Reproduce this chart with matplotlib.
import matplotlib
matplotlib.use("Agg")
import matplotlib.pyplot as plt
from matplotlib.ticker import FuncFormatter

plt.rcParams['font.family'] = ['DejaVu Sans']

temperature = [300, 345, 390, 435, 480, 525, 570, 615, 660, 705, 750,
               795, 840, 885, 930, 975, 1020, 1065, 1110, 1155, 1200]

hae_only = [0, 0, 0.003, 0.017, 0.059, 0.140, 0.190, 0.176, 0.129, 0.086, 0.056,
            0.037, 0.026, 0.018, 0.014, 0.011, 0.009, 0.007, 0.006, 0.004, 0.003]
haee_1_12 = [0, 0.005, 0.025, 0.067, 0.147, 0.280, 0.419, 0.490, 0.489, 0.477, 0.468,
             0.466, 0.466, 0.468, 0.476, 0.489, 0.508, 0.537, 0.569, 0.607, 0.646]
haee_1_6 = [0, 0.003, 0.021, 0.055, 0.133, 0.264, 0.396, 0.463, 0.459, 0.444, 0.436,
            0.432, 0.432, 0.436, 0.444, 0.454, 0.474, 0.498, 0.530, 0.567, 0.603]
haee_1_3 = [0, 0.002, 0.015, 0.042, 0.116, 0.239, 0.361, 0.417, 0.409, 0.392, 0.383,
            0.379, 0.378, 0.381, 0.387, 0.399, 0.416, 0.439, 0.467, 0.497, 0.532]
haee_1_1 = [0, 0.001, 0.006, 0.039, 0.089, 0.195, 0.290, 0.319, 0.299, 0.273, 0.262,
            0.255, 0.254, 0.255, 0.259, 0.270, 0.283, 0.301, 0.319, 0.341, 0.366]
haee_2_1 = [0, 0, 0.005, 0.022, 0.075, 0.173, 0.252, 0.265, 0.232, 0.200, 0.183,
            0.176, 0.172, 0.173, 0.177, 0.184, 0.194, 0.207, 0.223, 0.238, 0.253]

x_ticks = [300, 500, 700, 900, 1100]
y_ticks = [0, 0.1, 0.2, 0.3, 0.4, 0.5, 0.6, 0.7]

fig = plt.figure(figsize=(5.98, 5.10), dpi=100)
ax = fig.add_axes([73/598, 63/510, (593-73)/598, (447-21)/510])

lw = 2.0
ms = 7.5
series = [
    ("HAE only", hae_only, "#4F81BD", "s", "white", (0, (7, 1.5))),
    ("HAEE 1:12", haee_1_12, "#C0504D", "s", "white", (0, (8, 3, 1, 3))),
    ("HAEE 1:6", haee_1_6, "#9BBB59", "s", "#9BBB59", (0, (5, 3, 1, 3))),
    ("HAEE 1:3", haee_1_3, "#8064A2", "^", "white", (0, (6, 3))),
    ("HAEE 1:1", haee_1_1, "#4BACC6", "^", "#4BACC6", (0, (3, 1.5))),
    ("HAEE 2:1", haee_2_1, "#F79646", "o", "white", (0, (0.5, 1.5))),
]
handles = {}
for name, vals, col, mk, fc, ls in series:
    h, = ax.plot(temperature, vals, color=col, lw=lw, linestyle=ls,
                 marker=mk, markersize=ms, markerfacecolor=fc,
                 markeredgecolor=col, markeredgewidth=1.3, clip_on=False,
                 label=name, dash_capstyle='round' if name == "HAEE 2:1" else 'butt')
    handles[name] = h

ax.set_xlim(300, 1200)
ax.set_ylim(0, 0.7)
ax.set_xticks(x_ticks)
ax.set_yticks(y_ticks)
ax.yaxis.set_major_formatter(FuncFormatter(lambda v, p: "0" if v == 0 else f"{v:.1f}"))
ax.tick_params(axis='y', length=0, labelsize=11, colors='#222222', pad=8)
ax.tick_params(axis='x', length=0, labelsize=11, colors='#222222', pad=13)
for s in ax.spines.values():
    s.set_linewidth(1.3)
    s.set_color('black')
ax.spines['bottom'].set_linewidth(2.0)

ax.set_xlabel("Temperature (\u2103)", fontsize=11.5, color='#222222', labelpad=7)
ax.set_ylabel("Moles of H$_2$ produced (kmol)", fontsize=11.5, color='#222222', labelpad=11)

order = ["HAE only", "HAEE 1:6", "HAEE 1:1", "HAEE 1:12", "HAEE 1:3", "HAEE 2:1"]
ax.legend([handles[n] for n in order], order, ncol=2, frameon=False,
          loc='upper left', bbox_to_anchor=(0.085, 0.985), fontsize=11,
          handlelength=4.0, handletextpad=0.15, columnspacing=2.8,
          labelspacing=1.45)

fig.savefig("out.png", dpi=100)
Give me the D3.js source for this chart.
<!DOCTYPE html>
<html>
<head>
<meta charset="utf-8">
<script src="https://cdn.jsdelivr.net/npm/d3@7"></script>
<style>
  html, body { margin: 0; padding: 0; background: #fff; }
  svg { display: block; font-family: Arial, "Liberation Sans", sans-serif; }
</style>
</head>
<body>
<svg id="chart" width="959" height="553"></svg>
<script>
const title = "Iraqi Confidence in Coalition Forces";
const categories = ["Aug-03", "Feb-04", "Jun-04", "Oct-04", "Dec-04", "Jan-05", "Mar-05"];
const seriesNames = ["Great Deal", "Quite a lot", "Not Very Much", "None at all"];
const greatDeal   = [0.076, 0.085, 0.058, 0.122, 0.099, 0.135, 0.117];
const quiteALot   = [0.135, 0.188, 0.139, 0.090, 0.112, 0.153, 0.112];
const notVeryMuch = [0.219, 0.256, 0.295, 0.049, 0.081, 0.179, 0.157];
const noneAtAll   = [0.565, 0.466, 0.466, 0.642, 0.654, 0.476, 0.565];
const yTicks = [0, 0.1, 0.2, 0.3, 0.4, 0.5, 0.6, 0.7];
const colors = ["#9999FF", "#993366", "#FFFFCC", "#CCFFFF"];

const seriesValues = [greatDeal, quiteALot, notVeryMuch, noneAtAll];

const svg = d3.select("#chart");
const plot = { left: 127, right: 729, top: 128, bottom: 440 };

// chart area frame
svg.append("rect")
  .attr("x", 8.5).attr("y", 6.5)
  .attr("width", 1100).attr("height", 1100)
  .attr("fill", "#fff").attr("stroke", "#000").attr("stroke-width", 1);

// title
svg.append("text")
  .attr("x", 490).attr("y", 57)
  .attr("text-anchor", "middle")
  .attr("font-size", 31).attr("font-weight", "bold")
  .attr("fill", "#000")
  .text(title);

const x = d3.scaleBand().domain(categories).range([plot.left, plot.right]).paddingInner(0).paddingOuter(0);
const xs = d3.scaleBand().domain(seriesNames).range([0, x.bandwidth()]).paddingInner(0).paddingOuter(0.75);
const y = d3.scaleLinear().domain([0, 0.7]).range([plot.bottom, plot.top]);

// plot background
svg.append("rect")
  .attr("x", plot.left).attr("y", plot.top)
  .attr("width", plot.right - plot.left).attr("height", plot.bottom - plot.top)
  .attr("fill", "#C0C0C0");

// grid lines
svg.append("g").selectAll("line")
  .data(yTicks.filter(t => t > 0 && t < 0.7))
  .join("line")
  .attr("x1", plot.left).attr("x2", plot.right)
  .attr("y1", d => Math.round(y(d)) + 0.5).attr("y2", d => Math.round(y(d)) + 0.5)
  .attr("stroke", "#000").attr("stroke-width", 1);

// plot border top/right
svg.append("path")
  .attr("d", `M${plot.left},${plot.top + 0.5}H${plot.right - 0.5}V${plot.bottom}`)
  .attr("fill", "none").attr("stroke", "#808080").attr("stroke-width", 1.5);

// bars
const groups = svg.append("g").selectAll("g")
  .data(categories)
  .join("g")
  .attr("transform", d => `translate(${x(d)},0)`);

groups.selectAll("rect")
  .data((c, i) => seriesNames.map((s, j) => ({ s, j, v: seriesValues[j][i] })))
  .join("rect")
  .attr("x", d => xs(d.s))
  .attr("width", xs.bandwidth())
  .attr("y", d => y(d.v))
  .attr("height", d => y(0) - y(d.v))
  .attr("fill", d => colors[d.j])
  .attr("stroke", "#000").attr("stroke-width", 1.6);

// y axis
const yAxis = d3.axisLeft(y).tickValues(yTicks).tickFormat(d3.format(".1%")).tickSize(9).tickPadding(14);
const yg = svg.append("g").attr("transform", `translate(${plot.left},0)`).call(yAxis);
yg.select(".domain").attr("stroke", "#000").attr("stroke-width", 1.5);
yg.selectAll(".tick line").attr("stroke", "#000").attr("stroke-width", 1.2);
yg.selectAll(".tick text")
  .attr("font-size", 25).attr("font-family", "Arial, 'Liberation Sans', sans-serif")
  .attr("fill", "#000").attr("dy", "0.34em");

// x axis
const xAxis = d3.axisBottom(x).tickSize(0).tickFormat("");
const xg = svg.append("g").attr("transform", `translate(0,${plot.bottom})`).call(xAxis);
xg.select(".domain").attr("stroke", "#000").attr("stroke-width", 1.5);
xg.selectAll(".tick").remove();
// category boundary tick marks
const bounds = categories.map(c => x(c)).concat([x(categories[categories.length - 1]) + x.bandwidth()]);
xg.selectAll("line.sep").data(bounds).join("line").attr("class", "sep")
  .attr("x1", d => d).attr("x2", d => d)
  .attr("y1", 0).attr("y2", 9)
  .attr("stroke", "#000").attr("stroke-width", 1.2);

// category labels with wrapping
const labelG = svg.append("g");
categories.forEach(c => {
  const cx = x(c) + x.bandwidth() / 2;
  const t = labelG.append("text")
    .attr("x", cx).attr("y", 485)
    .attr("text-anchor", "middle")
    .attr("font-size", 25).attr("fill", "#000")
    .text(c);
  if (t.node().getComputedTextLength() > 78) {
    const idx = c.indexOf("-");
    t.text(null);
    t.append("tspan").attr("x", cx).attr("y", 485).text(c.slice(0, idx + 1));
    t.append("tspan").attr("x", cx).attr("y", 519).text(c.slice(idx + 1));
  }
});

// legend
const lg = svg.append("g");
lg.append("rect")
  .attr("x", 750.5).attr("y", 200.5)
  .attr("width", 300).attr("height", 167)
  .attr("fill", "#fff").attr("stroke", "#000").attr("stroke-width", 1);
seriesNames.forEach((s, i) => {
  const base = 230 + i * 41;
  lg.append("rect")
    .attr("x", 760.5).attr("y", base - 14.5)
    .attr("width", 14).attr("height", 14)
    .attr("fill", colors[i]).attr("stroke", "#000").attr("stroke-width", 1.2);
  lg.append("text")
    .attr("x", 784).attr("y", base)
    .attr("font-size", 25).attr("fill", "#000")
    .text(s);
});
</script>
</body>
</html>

*-*-*

> _TASK GOAL_
Exactly as they stand, set down the lines from the top of the data through the line with "795, 840, 885, 930, 975, 1020, 1065, 1110, 1155, 1200]".

> _THE REPLY_
Reproduce this chart with matplotlib.
import matplotlib
matplotlib.use("Agg")
import matplotlib.pyplot as plt
from matplotlib.ticker import FuncFormatter

plt.rcParams['font.family'] = ['DejaVu Sans']

temperature = [300, 345, 390, 435, 480, 525, 570, 615, 660, 705, 750,
               795, 840, 885, 930, 975, 1020, 1065, 1110, 1155, 1200]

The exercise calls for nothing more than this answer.